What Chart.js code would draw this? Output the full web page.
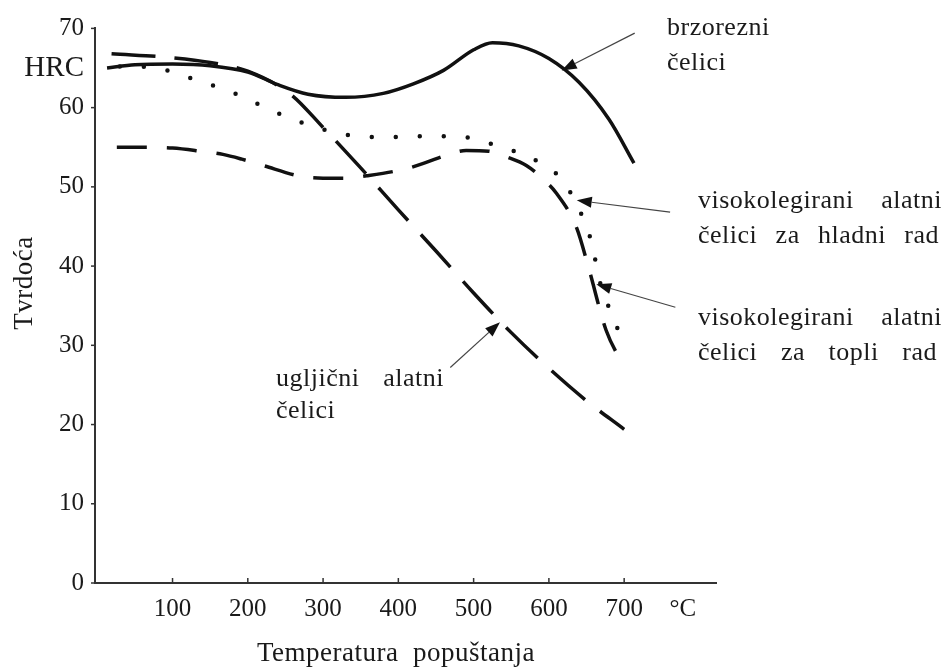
<!DOCTYPE html>
<html>
<head>
<meta charset="utf-8">
<script src="https://cdn.jsdelivr.net/npm/chart.js@4.4.0/dist/chart.umd.min.js"></script>
<style>
  body { margin: 0; background: #fff; }
  #wrap { width: 945px; height: 668px; }
</style>
</head>
<body>
<div id="wrap"><canvas id="tvrdocaChart" width="945" height="668"></canvas></div>
<script>
// Temperatura popuštanja (°C) i tvrdoća (HRC), očitano sa slike
const brzorezniT   = [13, 50, 100, 150, 200, 240, 280, 330, 380, 420, 460, 500, 525, 560, 600, 640, 680, 713];
const brzorezniHRC = [65.0, 65.4, 65.5, 65.3, 64.5, 62.9, 61.7, 61.3, 61.8, 63.0, 64.7, 67.3, 68.2, 67.8, 66.2, 63.2, 58.5, 53.0];

const ugljicniT   = [19, 100, 150, 200, 258, 300, 350, 400, 450, 500, 550, 600, 650, 700];
const ugljicniHRC = [66.8, 66.3, 65.7, 64.6, 61.6, 57.5, 52.4, 47.1, 41.9, 36.6, 31.6, 27.1, 23.0, 19.4];

const hladniT   = [30, 50, 85, 115, 147, 180, 210, 240, 272, 335, 370, 400, 435, 470, 500, 530, 563, 592, 618, 649, 659, 665, 675, 687, 701];
const hladniHRC = [65.2, 65.2, 64.9, 64.0, 63.0, 61.9, 60.6, 59.3, 58.1, 56.5, 56.3, 56.3, 56.4, 56.4, 56.1, 55.2, 54.2, 52.8, 50.8, 45.2, 42.1, 39.0, 36.0, 33.0, 30.2];

const topliT   = [26, 55, 100, 137, 167, 192, 220, 272, 300, 330, 358, 411, 437, 464, 490, 520, 543, 570, 591, 610, 637, 653, 676, 700];
const topliHRC = [55.0, 55.0, 54.9, 54.5, 54.1, 53.5, 52.7, 51.3, 51.1, 51.1, 51.4, 52.3, 53.1, 54.0, 54.6, 54.5, 53.8, 52.7, 51.1, 49.2, 44.8, 39.7, 31.9, 27.3];

const xTicks = [100, 200, 300, 400, 500, 600, 700];
const yTicks = [0, 10, 20, 30, 40, 50, 60, 70];
const jedinicaX = { vrijednost: 778, tekst: '°C' };
const jedinicaY = { vrijednost: 65, tekst: 'HRC' };

// strelice: od natpisa (rep) do krivulje (vrh), u jedinicama osi
const strelice = [
  { rep: [714, 69.4], vrh: [617, 64.7] },
  { rep: [761, 46.8], vrh: [637, 48.3] },
  { rep: [768, 34.8], vrh: [663, 37.7] },
  { rep: [469, 27.2], vrh: [535, 32.9] }
];

const natpisi = [
  { tekst: 'brzorezni', x: 667, y: 35 },
  { tekst: 'čelici', x: 667, y: 70 },
  { tekst: 'visokolegirani alatni', x: 698, y: 208, sirina: 244 },
  { tekst: 'čelici za hladni rad', x: 698, y: 243, sirina: 241 },
  { tekst: 'visokolegirani alatni', x: 698, y: 325, sirina: 244 },
  { tekst: 'čelici za topli rad', x: 698, y: 360, sirina: 239 },
  { tekst: 'ugljični alatni', x: 276, y: 386, sirina: 168 },
  { tekst: 'čelici', x: 276, y: 418 }
];

const tocke = (xs, ys) => xs.map((t, i) => ({ x: t, y: ys[i] }));

function poravnaj(ctx, tekst, x, y, sirina) {
  const rijeci = tekst.split(' ');
  if (!sirina || rijeci.length < 2) { ctx.fillText(tekst, x, y); return; }
  const ukupno = rijeci.reduce((s, r) => s + ctx.measureText(r).width, 0);
  const razmak = (sirina - ukupno) / (rijeci.length - 1);
  let px = x;
  rijeci.forEach(r => { ctx.fillText(r, px, y); px += ctx.measureText(r).width + razmak; });
}

function strelica(ctx, x1, y1, x2, y2) {
  const kut = Math.atan2(y2 - y1, x2 - x1);
  const duz = 15, sir = 5.5;
  ctx.beginPath();
  ctx.moveTo(x1, y1);
  ctx.lineTo(x2 - Math.cos(kut) * duz, y2 - Math.sin(kut) * duz);
  ctx.stroke();
  ctx.beginPath();
  ctx.moveTo(x2, y2);
  ctx.lineTo(x2 - Math.cos(kut) * duz - Math.sin(kut) * sir, y2 - Math.sin(kut) * duz + Math.cos(kut) * sir);
  ctx.lineTo(x2 - Math.cos(kut) * duz + Math.sin(kut) * sir, y2 - Math.sin(kut) * duz - Math.cos(kut) * sir);
  ctx.closePath();
  ctx.fill();
}

const crtezPlugin = {
  id: 'crtez',
  afterDraw(chart) {
    const ctx = chart.ctx;
    const sx = chart.scales.x, sy = chart.scales.y;
    const area = chart.chartArea;
    ctx.save();
    // crtice na osima
    ctx.strokeStyle = '#333';
    ctx.lineWidth = 1.5;
    xTicks.forEach(v => {
      const px = sx.getPixelForValue(v);
      ctx.beginPath(); ctx.moveTo(px, area.bottom); ctx.lineTo(px, area.bottom - 5); ctx.stroke();
    });
    yTicks.forEach(v => {
      const py = sy.getPixelForValue(v);
      ctx.beginPath(); ctx.moveTo(area.left, py); ctx.lineTo(area.left - 4, py); ctx.stroke();
    });
    // strelice
    ctx.strokeStyle = '#444';
    ctx.fillStyle = '#111';
    ctx.lineWidth = 1.2;
    strelice.forEach(s => strelica(ctx,
      sx.getPixelForValue(s.rep[0]), sy.getPixelForValue(s.rep[1]),
      sx.getPixelForValue(s.vrh[0]), sy.getPixelForValue(s.vrh[1])));
    // natpisi
    ctx.fillStyle = '#1a1a1a';
    ctx.font = '26px "Liberation Serif"';
    ctx.letterSpacing = '0.5px';
    ctx.textBaseline = 'alphabetic';
    ctx.textAlign = 'left';
    natpisi.forEach(n => poravnaj(ctx, n.tekst, n.x, n.y, n.sirina));
    // naslovi osi
    ctx.font = '27px "Liberation Serif"';
    ctx.textAlign = 'center';
    ctx.fillText('Temperatura  popuštanja', 396, 661);
    ctx.translate(32, 283);
    ctx.rotate(-Math.PI / 2);
    ctx.fillText('Tvrdoća', 0, 0);
    ctx.restore();
  }
};

Chart.defaults.font.family = '"Liberation Serif", serif';
Chart.defaults.color = '#1a1a1a';

const ctx = document.getElementById('tvrdocaChart').getContext('2d');
const tvrdocaChart = new Chart(ctx, {
  type: 'line',
  data: {
    datasets: [
      {
        label: 'brzorezni čelici',
        data: tocke(brzorezniT, brzorezniHRC),
        borderColor: '#111', borderWidth: 3.5
      },
      {
        label: 'ugljični alatni čelici',
        data: tocke(ugljicniT, ugljicniHRC),
        borderColor: '#111', borderWidth: 3.5, borderDash: [44, 19]
      },
      {
        label: 'visokolegirani alatni čelici za hladni rad',
        data: tocke(hladniT, hladniHRC),
        borderColor: '#111', borderWidth: 4.5, borderDash: [0, 24], borderCapStyle: 'round'
      },
      {
        label: 'visokolegirani alatni čelici za topli rad',
        data: tocke(topliT, topliHRC),
        borderColor: '#111', borderWidth: 3.5, borderDash: [30, 20]
      }
    ]
  },
  options: {
    responsive: false,
    animation: false,
    parsing: false,
    cubicInterpolationMode: 'monotone',
    elements: { point: { radius: 0 } },
    layout: { padding: { top: 28, right: 229, left: 0, bottom: 0 } },
    plugins: { legend: { display: false }, tooltip: { enabled: false } },
    scales: {
      x: {
        type: 'linear',
        min: -3,
        max: 822,
        grid: { display: false, drawTicks: false },
        border: { color: '#333', width: 2 },
        afterBuildTicks: s => { s.ticks = [...xTicks, jedinicaX.vrijednost].map(v => ({ value: v })); },
        afterFit: s => { s.height = 85; },
        ticks: {
          autoSkip: false,
          maxRotation: 0,
          padding: 11,
          font: { size: 25 },
          callback: v => v === jedinicaX.vrijednost ? jedinicaX.tekst : String(v)
        }
      },
      y: {
        min: 0,
        max: 70,
        grid: { display: false, drawTicks: false },
        border: { color: '#333', width: 2 },
        afterBuildTicks: s => { s.ticks = [...yTicks, jedinicaY.vrijednost].map(v => ({ value: v })); },
        afterFit: s => { s.width = 95; },
        ticks: {
          autoSkip: false,
          padding: 11,
          font: c => ({ size: c.tick && c.tick.value === jedinicaY.vrijednost ? 29 : 25 }),
          callback: v => v === jedinicaY.vrijednost ? jedinicaY.tekst : String(v)
        }
      }
    }
  },
  plugins: [crtezPlugin]
});
</script>
</body>
</html>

◆ To be done
Write out exactly the opening lines of the data, stopping after the line that holds "27.1, 23.0, 19.4];". Exclude pictures.

◆ Answer for this exercise
What Chart.js code would draw this? Output the full web page.
<!DOCTYPE html>
<html>
<head>
<meta charset="utf-8">
<script src="https://cdn.jsdelivr.net/npm/chart.js@4.4.0/dist/chart.umd.min.js"></script>
<style>
  body { margin: 0; background: #fff; }
  #wrap { width: 945px; height: 668px; }
</style>
</head>
<body>
<div id="wrap"><canvas id="tvrdocaChart" width="945" height="668"></canvas></div>
<script>
// Temperatura popuštanja (°C) i tvrdoća (HRC), očitano sa slike
const brzorezniT   = [13, 50, 100, 150, 200, 240, 280, 330, 380, 420, 460, 500, 525, 560, 600, 640, 680, 713];
const brzorezniHRC = [65.0, 65.4, 65.5, 65.3, 64.5, 62.9, 61.7, 61.3, 61.8, 63.0, 64.7, 67.3, 68.2, 67.8, 66.2, 63.2, 58.5, 53.0];

const ugljicniT   = [19, 100, 150, 200, 258, 300, 350, 400, 450, 500, 550, 600, 650, 700];
const ugljicniHRC = [66.8, 66.3, 65.7, 64.6, 61.6, 57.5, 52.4, 47.1, 41.9, 36.6, 31.6, 27.1, 23.0, 19.4];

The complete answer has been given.